I can’t count how many times I heard ‘..am available in whatever capacity the community asks/needs me’ or ‘let’s give this position to so and so’ etc. Although these are very egotistical statements, they have more to do with cultural limitations that we impose on ourselves. We set aside our cultural beliefs everyday for many reasons. So why do we not do the same for the betterment of our community? With leadership skills, anyone can be a leader but only those that don’t limit themselves will have that opportunity. Leaders are not born, they are created!

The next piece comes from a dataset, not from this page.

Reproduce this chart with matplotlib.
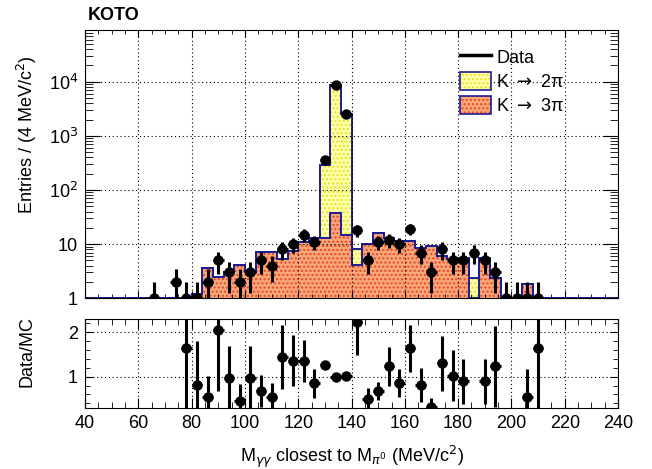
import numpy as np
import matplotlib.pyplot as plt
from matplotlib.ticker import MultipleLocator, LogLocator, FixedLocator, FuncFormatter, NullFormatter
from matplotlib.lines import Line2D
from matplotlib.patches import Patch

plt.rcParams['font.family'] = ['Liberation Sans', 'DejaVu Sans']
plt.rcParams['mathtext.fontset'] = 'dejavusans'

# 4 MeV bins from 40 to 240 MeV
bin_edges = np.arange(40, 241, 4)

# observed events per bin
data = [0, 0, 0, 0, 0, 0, 1, 0, 2, 1,
        1, 2, 5, 3, 2, 3, 5, 4, 8, 10,
        15, 11, 360, 8600, 2500, 18, 5, 11, 12, 10,
        19, 7, 3, 8, 5, 5, 7, 5, 3, 1,
        1, 1, 1, 0, 0, 0, 0, 0, 0, 0]

# MC: K -> 3pi
k3pi = [0, 0, 0, 0, 0, 0, 0, 0, 0, 0.61,
        1.2, 3.7, 2.44, 3.1, 4.2, 3.1, 7.2, 7.3, 5.4, 7.4,
        10.8, 12.8, 12.8, 38, 14.7, 4.2, 10, 16.2, 13, 11.5,
        11.5, 8.4, 9.2, 6.0, 5.3, 5.5, 0, 5.5, 2.4, 0,
        0, 1.8, 0.61, 0, 0, 0, 0, 0, 0, 0]

# MC: K -> 2pi
k2pi = [0] * 22 + [275, 8560, 2485, 3.8] + [0] * 10 + [2.4] + [0] * 13

# Data/MC ratio
ratio_x = [78, 82, 86, 90, 94, 98, 102, 106, 110, 114, 118, 122, 126, 130, 134, 138,
           142, 146, 150, 154, 158, 162, 166, 170, 174, 178, 182, 190, 194, 206, 210]
ratio = [1.64, 0.81, 0.535, 2.05, 0.98, 0.46, 0.98, 0.68, 0.535, 1.45, 1.36, 1.36, 0.85,
         1.26, 1.0, 1.01, 2.24, 0.5, 0.68, 1.23, 0.86, 1.64, 0.81, 0.32, 1.30, 1.02,
         0.90, 0.90, 1.23, 0.535, 1.64]
ratio_err = [1.6, 1.0, 0.47, 1.37, 0.71, 0.37, 0.71, 0.36, 0.32, 0.72, 0.58, 0.47, 0.32,
             0.07, 0.02, 0.03, 0.75, 0.24, 0.21, 0.45, 0.32, 0.53, 0.38, 0.19, 0.62, 0.58,
             0.51, 0.51, 0.91, 0.63, 1.6]

data = np.array(data, dtype=float)
k3pi = np.array(k3pi, dtype=float)
k2pi = np.array(k2pi, dtype=float)
total = k3pi + k2pi
centers = 0.5 * (bin_edges[:-1] + bin_edges[1:])

yellow_face = '#ffffa8'
yellow_dots = '#e6e030'
orange_face = '#f8a878'
orange_dots = '#e8452a'
outline = '#1c1c96'

fig = plt.figure(figsize=(6.52, 4.69), dpi=100)
ax = fig.add_axes([0.1304, 0.364, 0.8175, 0.572])
axr = fig.add_axes([0.1304, 0.1307, 0.8175, 0.189])

# stacked MC
ax.stairs(total, bin_edges, baseline=1e-3, fill=True, facecolor=yellow_face,
          edgecolor=yellow_dots, hatch='....', linewidth=0)
ax.stairs(k3pi, bin_edges, baseline=1e-3, fill=True, facecolor=orange_face,
          edgecolor=orange_dots, hatch='....', linewidth=0)
ax.stairs(np.clip(k3pi, 1, None), bin_edges, baseline=None, color=outline, lw=1.4)
ax.stairs(np.clip(total, 1, None), bin_edges, baseline=None, color=outline, lw=1.4,
          clip_on=False)

# data
m = data > 0
ax.errorbar(centers[m], data[m], yerr=np.sqrt(data[m]), xerr=2, fmt='o', color='k',
            ms=6.5, elinewidth=2.2, capsize=0)

ax.set_yscale('log')
ax.set_xlim(40, 240)
ax.set_ylim(1, 9e4)
ax.yaxis.set_major_locator(FixedLocator([1, 10, 100, 1000, 10000]))
ax.yaxis.set_minor_locator(LogLocator(base=10, subs=np.arange(2, 10)))
ax.yaxis.set_minor_formatter(NullFormatter())
labels = {1: '1', 10: '10', 100: '10$^{2}$', 1000: '10$^{3}$', 10000: '10$^{4}$'}
ax.yaxis.set_major_formatter(FuncFormatter(lambda v, p: labels.get(int(round(v)), '')))
ax.xaxis.set_major_locator(MultipleLocator(20))
ax.xaxis.set_minor_locator(MultipleLocator(5))
ax.tick_params(axis='x', labelbottom=False)
ax.tick_params(which='both', direction='in', top=True, right=True, labelsize=13, pad=5)
ax.tick_params(axis='y', which='major', length=11)
ax.tick_params(axis='y', which='minor', length=5.5)
ax.tick_params(axis='x', which='major', length=5)
ax.tick_params(axis='x', which='minor', length=3)
ax.grid(True, which='major', color='k', ls=(0, (1, 2.5)), lw=0.8)
ax.set_axisbelow(False)

handles = [Line2D([], [], color='k', lw=2.5),
           (Patch(facecolor=yellow_face, edgecolor=yellow_dots, hatch='....', lw=0),
            Patch(facecolor='none', edgecolor=outline, lw=1.2)),
           (Patch(facecolor=orange_face, edgecolor=orange_dots, hatch='....', lw=0),
            Patch(facecolor='none', edgecolor=outline, lw=1.2))]
ax.legend(handles, ['Data', 'K $\\rightarrow$ 2\u03c0', 'K $\\rightarrow$ 3\u03c0'],
          loc='upper left', bbox_to_anchor=(0.69, 0.96), frameon=False, fontsize=13,
          handlelength=1.7, handleheight=1.1, handletextpad=0.3, labelspacing=0.3,
          borderaxespad=0)

# ratio pad
axr.errorbar(ratio_x, ratio, yerr=ratio_err, xerr=2, fmt='o', color='k', ms=6.5,
             elinewidth=2.2, capsize=0)
axr.set_xlim(40, 240)
axr.set_ylim(0.3, 2.3)
axr.xaxis.set_major_locator(MultipleLocator(20))
axr.xaxis.set_minor_locator(MultipleLocator(5))
axr.yaxis.set_major_locator(FixedLocator([1, 2]))
axr.yaxis.set_minor_locator(MultipleLocator(0.2))
axr.tick_params(which='both', direction='in', top=True, right=True, labelsize=13, pad=5)
axr.tick_params(axis='y', which='major', length=6)
axr.tick_params(axis='y', which='minor', length=3.5)
axr.tick_params(axis='x', which='major', length=7)
axr.tick_params(axis='x', which='minor', length=4)
axr.grid(True, which='major', color='k', ls=(0, (1, 2.5)), lw=0.8)

fig.text(0.135, 0.966, 'KOTO', fontsize=13, fontweight='bold', va='center', ha='left')
fig.text(0.041, 0.712, 'Entries / (4 MeV/c$^{2}$)', rotation=90, fontsize=13,
         ha='center', va='center')
fig.text(0.041, 0.25, 'Data/MC', rotation=90, fontsize=13, ha='center', va='center')
fig.text(0.54, 0.025, 'M$_{\\gamma\\gamma}$ closest to M$_{\\pi^{0}}$ (MeV/c$^{2}$)',
         fontsize=13, ha='center', va='center')

fig.savefig('out.png', dpi=100)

While on this subject, my Maa sisters in the Diaspora PLEASE STAND UP! It’s 2014 and the era of being seen and not heard is long gone. Our views are just as equally important and should be heard. When we don’t voice our opinions, we risk being sidelined. We should also not be afraid or ashamed to do so in mixed company. Most important, let’s not get pushed into creating gender based groupings as this only sprout unnecessary divides amongst the community. Let’s show up and be the educated great leaders that we know we can be!

In conclusion, I hope the current team will continue to feel supported and valued and that members are included, empowered and supported. Use your shared values and your belief in the organizations mission/vision to make much needed strides. Borrow a leaf from other Kenyan communities abroad like the Abagusii and the Kalenjin, who are tremendously improving themselves through community building. Best wishes Olosho le Maa!